Come July in the valley of the sun, we eventually get our monsoon. Now, people unfamiliar with the southwest don't realize that in the summer, we get the same kind of storms you get in the south pacific, only with a bit of desert twist.
The moisture is imported from Mexico by a change in the winds. Dictionary.com defines monsoon as "any wind that changes directions with the seasons." That's a far cry from what most people think of--typhoons.
The intense heat during the day interacts with the moisture and causes a microburst.
The wind blows straight down and forms a haboob, commonly known as a dust storm.
The dust blows across the valley as a wall thousands of feet high. The below picture is from the Arizona Department of Transportation. Imagine being in rush hour traffic when one of these blows through. Haboob is an Arabic word (and guess where a lot of haboobs form).
The rains generally follow the dust and wind. That monsoon rain is often fast and furious, but short-lived. It's also very spotty. We can be bone dry at the house, but ten miles away there will be flooding.
Phoenix gets a large percentage of our annual 8" of rain from these monsoons. Lightning can put on an incredible show.
During the 2006 Nebula Awards, we were treated to a pretty good lightning show.

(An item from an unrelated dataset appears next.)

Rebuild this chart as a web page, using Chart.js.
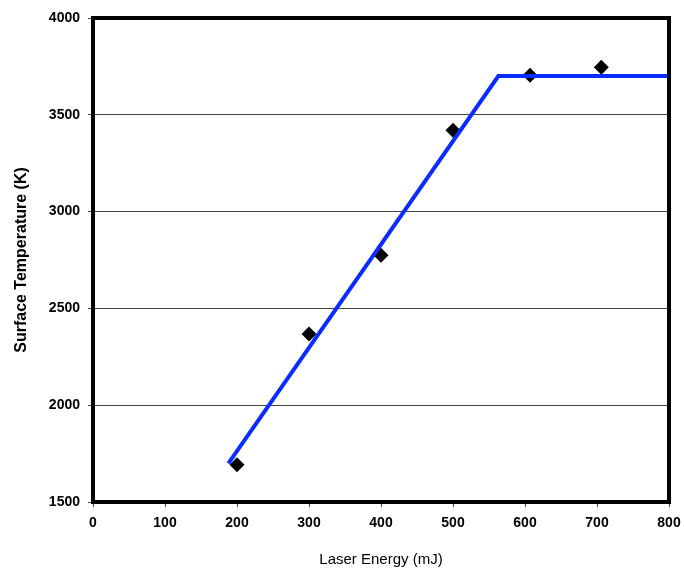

The best part about the monsoon season is the temperature drops to around 105. It makes a difference, even though the humidity goes up. I'll take that over 115. With a storm coming through, the temperature can drop considerably more.
Unfortunately we're still looking at 113 degrees tomorrow. The monsoon season has officially been underway since June 15th under the new rules. The old rules were better. We had to post 3 consecutive days of due point at 55 degrees or higher. June 15 is bloody arid and hot. You'll be lucky to see a cloud, and the only moisture falling from the sky comes from birds.